The undergraduates also attended a series of informational interviews with University of Minnesota alumni who are currently working in Washington, DC and have careers in a variety of fields, ranging from legislation to public affairs at a local, national, and international level. During one particular networking event, the students met Sarah Neimeyer, director of Federal Relations for the University of Minnesota, who helped them gain perspective about what it means to represent the U in DC. They also had a chance to meet Mary and Armeane Choksi (featured in the photo above), who both worked at the World Bank in high-level positions and offered them great advice on navigating DC and career paths.

These discussions allowed students to get valuable advice on how to leverage the skills learned in college to build their careers. Another student on the trip, Marah Weidensee, remarked, ”The trip gave us the chance to connect with alumni and allowed us to learn from their experiences of applying knowledge of economic and public policy in their careers.” 

A Peek Into The Future 

The numerous panel discussions and networking events helped the students understand the real-world applications of theoretical economic concepts that they had previously only studied in class. “This trip helped me feel better equipped to continue making these important connections when I graduate,” adds Weidensee.

The undergrads were also able to speak with their upperclassmen travel companions, graduate students from the Humphrey School of Public Affairs, and learn more about graduate school. “Our students got a chance to talk about their quantitative skills, which really impressed the graduate students,” smiles Bigley. “They also got an insight into how useful these skills are in grad school.”  
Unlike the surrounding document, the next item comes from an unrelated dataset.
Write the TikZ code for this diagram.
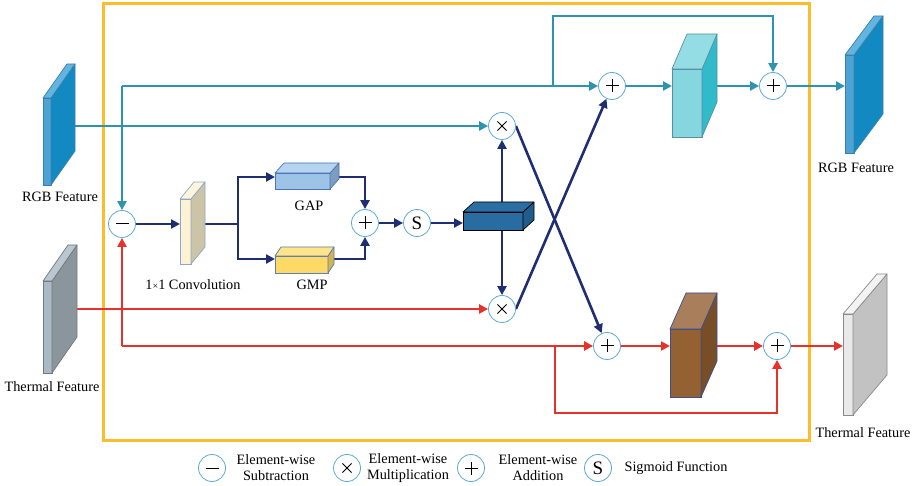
\documentclass[tikz,border=0pt]{standalone}
\usepackage{fontspec}
\setmainfont{Liberation Serif}
\usetikzlibrary{arrows.meta,backgrounds}

% line colours
\definecolor{tealc}{HTML}{2C94AF}
\definecolor{navyc}{HTML}{1F2E72}
\definecolor{redc}{HTML}{E5322B}
\definecolor{framec}{HTML}{FBBD2C}
\definecolor{opline}{HTML}{5AA8DC}
% block palettes: -f front, -s side, -t top, -e edge
\definecolor{rgb-f}{HTML}{4DA3D3}\definecolor{rgb-s}{HTML}{1389C2}\definecolor{rgb-t}{HTML}{62B5E0}\definecolor{rgb-e}{HTML}{3C7FA8}
\definecolor{thl-f}{HTML}{AAB9C4}\definecolor{thl-s}{HTML}{8B969C}\definecolor{thl-t}{HTML}{BAC7D0}\definecolor{thl-e}{HTML}{6F797F}
\definecolor{thr-f}{HTML}{E9E9E9}\definecolor{thr-s}{HTML}{C2C2C2}\definecolor{thr-t}{HTML}{F3F3F3}\definecolor{thr-e}{HTML}{8A8A8A}
\definecolor{conv-f}{HTML}{FDF2D3}\definecolor{conv-s}{HTML}{CBC4A7}\definecolor{conv-t}{HTML}{FEF5DC}\definecolor{conv-e}{HTML}{8FA6C8}
\definecolor{gap-f}{HTML}{9DC3E6}\definecolor{gap-s}{HTML}{7D9DC0}\definecolor{gap-t}{HTML}{B6D3F0}\definecolor{gap-e}{HTML}{4A74B4}
\definecolor{gmp-f}{HTML}{FFD966}\definecolor{gmp-s}{HTML}{D4B450}\definecolor{gmp-t}{HTML}{FFE48A}\definecolor{gmp-e}{HTML}{5B7DB8}
\definecolor{dk-f}{HTML}{296CA1}\definecolor{dk-s}{HTML}{205C8C}\definecolor{dk-t}{HTML}{2B6EA3}\definecolor{dk-e}{HTML}{000000}
\definecolor{cy-f}{HTML}{85D6DF}\definecolor{cy-s}{HTML}{31BBCA}\definecolor{cy-t}{HTML}{95DDE4}\definecolor{cy-e}{HTML}{5A8FA0}
\definecolor{br-f}{HTML}{946133}\definecolor{br-s}{HTML}{784E29}\definecolor{br-t}{HTML}{A87F5A}\definecolor{br-e}{HTML}{3C4E8C}

% \cube{name}{(x,y) of front top-left}{width}{height}{dx}{dy}{palette}
\newcommand{\cube}[7]{%
  \node[draw=#7-e, fill=#7-f, line width=0.7pt, inner sep=0pt, outer sep=0pt,
        minimum width=#3, minimum height=#4, anchor=north west] (#1) at #2 {};
  \filldraw[fill=#7-s, draw=#7-e, line width=0.7pt, line join=round]
    (#1.north east) -- ++(#5,#6) -- ++(0,#4) -- (#1.south east) -- cycle;
  \filldraw[fill=#7-t, draw=#7-e, line width=0.7pt, line join=round]
    (#1.north west) -- ++(#5,#6) -- ++(#3,0) -- (#1.north east) -- cycle;
  \coordinate (#1r) at ([xshift=#5pt]#1.east);
}

\begin{document}
\begin{tikzpicture}[x=1pt,y=-1pt,
  font=\fontsize{14.3}{16}\selectfont,
  op/.style={circle, draw=opline, line width=0.8pt, fill=white, minimum size=27pt, inner sep=0pt},
  sym/.style={draw=black, line width=1pt},
  opadd/.style={op, path picture={\draw[sym]
      ([xshift=-6.5pt]path picture bounding box.center) -- ([xshift=6.5pt]path picture bounding box.center)
      ([yshift=-6.5pt]path picture bounding box.center) -- ([yshift=6.5pt]path picture bounding box.center);}},
  opsub/.style={op, path picture={\draw[sym]
      ([xshift=-6.5pt]path picture bounding box.center) -- ([xshift=6.5pt]path picture bounding box.center);}},
  opmul/.style={op, path picture={\draw[sym]
      ([shift={(-4.6pt,-4.6pt)}]path picture bounding box.center) -- ([shift={(4.6pt,4.6pt)}]path picture bounding box.center)
      ([shift={(-4.6pt,4.6pt)}]path picture bounding box.center) -- ([shift={(4.6pt,-4.6pt)}]path picture bounding box.center);}},
  opsig/.style={op, font=\fontsize{19}{19}\selectfont},
  tip/.style={-{Triangle[length=9pt,width=9pt]}},
  lineT/.style={draw=tealc, line width=2.6pt},
  lineN/.style={draw=navyc, line width=2.6pt},
  lineR/.style={draw=redc, line width=2.6pt},
  arrT/.style={lineT, tip},
  arrN/.style={lineN, tip},
  arrR/.style={lineR, tip},
  lbl/.style={inner sep=0pt, align=center},
]
\useasboundingbox (0,0) rectangle (924,486);

% feature blocks
\cube{rgbL}{(43,98)}{8}{87}{24}{-34}{rgb}
\cube{thL}{(43,281)}{9}{92}{25}{-36}{thl}
\cube{conv}{(180,199)}{11}{65}{14}{-17}{conv}
\cube{gap}{(275,173)}{55}{16}{9}{-10}{gap}
\cube{gmp}{(275,256)}{53}{17}{6}{-9}{gmp}
\cube{dk}{(463,212)}{60}{18}{11}{-10}{dk}
\cube{cyan}{(672,69)}{30}{68}{15}{-35}{cy}
\cube{brown}{(670,329)}{31}{68}{16}{-36}{br}
\cube{rgbR}{(845,55)}{9}{98}{29}{-39}{rgb}
\cube{thR}{(843,314)}{10}{101}{34}{-40}{thr}

% labels
\node[lbl] (lrgbL) at (60,197) {RGB Feature};
\node[lbl] (lthL) at (52,387) {Thermal Feature};
\node[lbl] (lrgbR) at (856,168) {RGB Feature};
\node[lbl] (lthR) at (863,433) {Thermal Feature};
\node[lbl] (lconv) at (193,285) {1{\fontsize{10}{10}\selectfont ×}1 Convolution};
\node[lbl] (lgap) at (309,206) {GAP};
\node[lbl] (lgmp) at (312,285) {GMP};

% operators
\node[opsub] (sub) at (122,224) {};
\node[opadd] (addC) at (365,223) {};
\node[opsig] (sig) at (417,223) {S};
\node[opmul] (mulT) at (502,126) {};
\node[opmul] (mulB) at (502,309) {};
\node[opadd] (addA) at (612,86) {};
\node[opadd] (addB) at (773,86) {};
\node[opadd] (addD) at (607,346) {};
\node[opadd] (addE) at (777,346) {};

% branch points
\coordinate (tapT) at (122,86);
\coordinate (tapT2) at (553,86);
\coordinate (tapR) at (122,346);
\coordinate (tapR2) at (555,346);
\coordinate (split) at (238,224);

% legend
\node[opsub] (ksub) at (212,468) {};
\node[lbl] (tsub) at (276,468) {Element-wise\\Subtraction};
\node[opmul] (kmul) at (347,468) {};
\node[lbl] (tmul) at (408,468) {Element-wise\\Multiplication};
\node[opadd] (kadd) at (471,468) {};
\node[lbl] (tadd) at (538,468) {Element-wise\\Addition};
\node[opsig] (ksig) at (598,468) {S};
\node[lbl] (tsig) at (676,468) {Sigmoid Function};

\begin{pgfonlayer}{background}
  % module frame
  \node[draw=framec, line width=2.6pt, inner sep=0pt, minimum width=706pt, minimum height=437pt, anchor=north west] (frame) at (102,2) {};

  % RGB stream
  \draw[arrT] (mulT -| rgbLr) -- (mulT);
  \draw[arrT] (tapT) -- (sub);
  \draw[arrT] (tapT) -- (addA);
  \draw[arrT] (tapT2) -- ++(0,-70) -| (addB);
  \draw[arrT] (addA) -- (addA -| cyan.west);
  \draw[arrT] (addA -| cyanr) -- (addB);
  \draw[arrT] (addB) -- (addB -| rgbR.west);

  % attention branch
  \draw[arrN] (sub) -- (sub -| conv.west);
  \draw[lineN] (sub -| convr) -- (split);
  \draw[arrN] (split) |- ([yshift=4pt]gap.west);
  \draw[arrN] (split) |- ([yshift=5.5pt]gmp.west);
  \draw[arrN] ([yshift=4pt]gapr) -| (addC);
  \draw[arrN] ([yshift=5.5pt]gmpr) -| (addC);
  \draw[arrN] (addC) -- (sig);
  \draw[arrN] (sig) -- (sig -| dk.west);
  \draw[arrN] (dk.center -| mulT) -- (mulT);
  \draw[arrN] (dk.center -| mulB) -- (mulB);
  \draw[arrN] (mulT.east) -- (addD);
  \draw[arrN] (mulB.east) -- (addA);

  % thermal stream
  \draw[arrR] (mulB -| thLr) -- (mulB);
  \draw[arrR] (tapR) -- (sub);
  \draw[arrR] (tapR) -- (addD);
  \draw[arrR] (tapR2) -- ++(0,67) -| (addE);
  \draw[arrR] (addD) -- (addD -| brown.west);
  \draw[arrR] (addD -| brownr) -- (addE);
  \draw[arrR] (addE) -- (addE -| thR.west);
\end{pgfonlayer}
\end{tikzpicture}
\end{document}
The department is already making plans to repeat the trip next year, providing another cohort of students with a remarkable learning opportunity.

College trips such as this one enable students to step out of their comfort zones and experience the professional world in a unique yet safe way. “I am grateful that the economics department allowed us to be a part of Humphrey School of Public Affairs’ trip,” asserts Saxena. “This experience has greatly influenced our future careers.”